O ano de 2024 marca o renascimento da maior poeta viva do Brasil. No fim do mês passado, Adélia Prado venceu, no intervalo de cinco dias, dois grandes prêmios, ambos pelo conjunto da obra: o Machado de Assis, concedido pela Academia Brasileira de Letras (ABL); e o Camões, maior recompensa de língua portuguesa. Ela receberá R$100 mil pelo primeiro e 100 mil euros (cerca de R$ 590 mil) pelo segundo.
As láureas chegam no momento em que a autora, de 88 anos, prepara “Jardim das Oliveiras” – o seu primeiro livro com poemas inéditos desde “Miserere”, de 2013. Nesse período, a mineira de Divinópolis sofreu com as angústias da página em branco e com problemas de saúde.
Os poemas da nova coletânea, que deve sair ainda este ano pela Editora Record, vão refletir esse período de turbulência.
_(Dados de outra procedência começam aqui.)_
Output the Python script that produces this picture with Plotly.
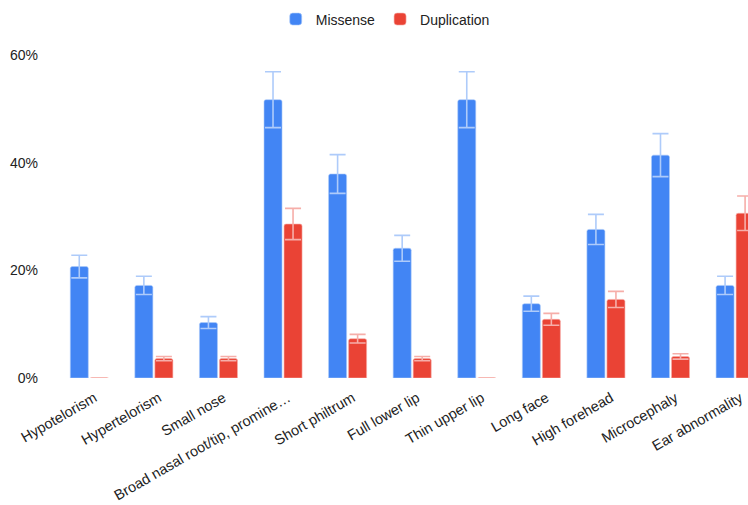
import plotly.graph_objects as go

# Facial features scored in each cohort
features = [
    "Hypotelorism", "Hypertelorism", "Small nose",
    "Broad nasal root/tip, promine…", "Short philtrum", "Full lower lip",
    "Thin upper lip", "Long face", "High forehead", "Microcephaly",
    "Ear abnormality",
]

# Percentage of patients with each feature
missense_pct = [20.7, 17.2, 10.3, 51.7, 37.9, 24.1, 51.7, 13.8, 27.6, 41.4, 17.2]
missense_err = [2.1, 1.7, 1.1, 5.2, 3.6, 2.4, 5.2, 1.4, 2.8, 4.0, 1.7]

duplication_pct = [0.0, 3.6, 3.6, 28.6, 7.3, 3.6, 0.0, 10.9, 14.6, 4.0, 30.6]
duplication_err = [0.0, 0.4, 0.4, 2.9, 0.8, 0.4, 0.0, 1.1, 1.5, 0.5, 3.2]

y_ticks = [0, 20, 40, 60]
y_tick_text = ["0%", "20%", "40%", "60%"]

FONT = "Arial, Liberation Sans, sans-serif"
BLUE, BLUE_ERR = "#4285F4", "#AECBFA"
RED, RED_ERR = "#EA4335", "#F6AEA9"

fig = go.Figure()
fig.add_trace(go.Bar(
    name="Missense", x=features, y=missense_pct,
    marker=dict(color=BLUE, line=dict(color="rgba(174,203,250,0.6)", width=1), cornerradius=2),
    error_y=dict(type="data", array=missense_err, visible=True,
                 color=BLUE_ERR, thickness=1.6, width=8),
))
fig.add_trace(go.Bar(
    name="Duplication", x=features, y=duplication_pct,
    marker=dict(color=RED, line=dict(color="rgba(246,174,169,0.6)", width=1), cornerradius=2),
    error_y=dict(type="data", array=duplication_err, visible=True,
                 color=RED_ERR, thickness=1.6, width=8),
))

fig.update_layout(
    width=748, height=505,
    margin=dict(l=57, r=0, t=55, b=127),
    paper_bgcolor="white", plot_bgcolor="white",
    font=dict(family=FONT, size=14, color="#222222"),
    barmode="group", bargap=0.38, bargroupgap=0.1,
    showlegend=True,
    legend=dict(orientation="h", x=0.475, xanchor="center", y=1.11, yanchor="middle",
                font=dict(size=14, color="#222222"), bgcolor="rgba(0,0,0,0)"),
    xaxis=dict(range=[-0.5, 10.2], tickangle=-30, showgrid=False, showline=False,
               zeroline=False, ticks="", ticklabelstandoff=8, ticklabelshift=5,
               tickfont=dict(size=14.5, color="#222222")),
    yaxis=dict(range=[0, 60], tickvals=y_ticks, ticktext=y_tick_text, showgrid=False,
               zeroline=False, showline=False, ticks="", ticklabelstandoff=18,
               tickfont=dict(size=14, color="#222222")),
)

fig.write_html("out.html")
A obra já está pronta “na cabeça” da autora, mas ainda precisa ser finalizada no papel.
“Fui ‘atropelada por um caminhão’ que nunca imaginei poder estar na mesma estrada que eu”, conta em entrevista, que contou com a intermediação da filha Ana “pilotando” o WhatsApp da poeta. “Começar a escrever o livro foi um sinal de recuperação da normalidade. O livro não reflete apenas a minha situação, mas a condição humana. O que é um alívio”.
Formada em Filosofia, Adélia começou a carreira literária de forma tardia, aos 40 anos, com o livro “Bagagem”, de 1976. Uma obra ao mesmo tempo “bíblica, lírica, existencial”, segundo ninguém menos do que Carlos Drummond de Andrade, cujos elogios foram decisivos para sua consagração nacional. Talvez por conta da admiração do mestre, ela seja ligada pelos críticos ao movimento modernista.
CORAÇÃO DE CADELA
Em cinco décadas, Adélia publicou “O Coração Disparado” (prêmio Jabuti em 1978), “Os Componentes da Banda” (1984) e “O Homem da Mão Seca” (1994), entre outros. Foi estudada na Universidade de Princeton e adaptada para o teatro por Fernanda Montenegro (o espetáculo “Dona Doida: um interlúdio”, de 1987).
Católica fervorosa, seus poemas se equilibram entre a religião, o desejo feminino e a morte. Juntam o temor a Deus com muita safadeza.
Após o anúncio do Camões, o crítico literário Schneider Carpeggiani usou a rede X para convocar as novas gerações a buscarem no Google o poema “Bairro”, datado de 1978. “Pouca gente fala de tesão como Adélia”, justificou ele.
No poema em questão, a poeta se derrete pelo quadril “tão sedutor” de um homem que “palita os dentes” e “fala errado que arranha”. Ela continua: “Me põe tão íntima, simples, tão à flor da pele o amor,/ o samba-canção, o fato de que vamos morrer/ e como é bom a geladeira,/ o crucifixo que mamãe lhe deu, o cordão de ouro sobre o frágil peito/ que./ Ele esgravata os dentes com o palito,/ esgravata é meu coração de cadela”.
Os versos rapidamente viralizaram no X e os mais jovens, de fato, reconheceram que a senhorinha tem mais ardor do que uma capa de romance hot. “A última linha me ganhou demais”, escreveu uma usuária. “Estou completamente adelia pradizada”, definiu outra. Um internauta compartilhou uma antiga foto de uma Adélia Prado mais nova e sorridente, com a legenda: “O sorriso no rosto de quem romantiza uma palitada como ninguém.”
O novo livro de Adélia, “Jardim das Oliveiras”, deve seu título ao local onde, segundo a Bíblia, Jesus e seus discípulos oraram na noite anterior à crucificação. Identificado como Getsêmani, o jardim está situado no início do Monte das Oliveiras, em Jerusalém. De acordo com o evangelista Lucas, a agonia de Jesus no Getsêmani foi tão intensa que o seu suor se transformou em gotas de sangue.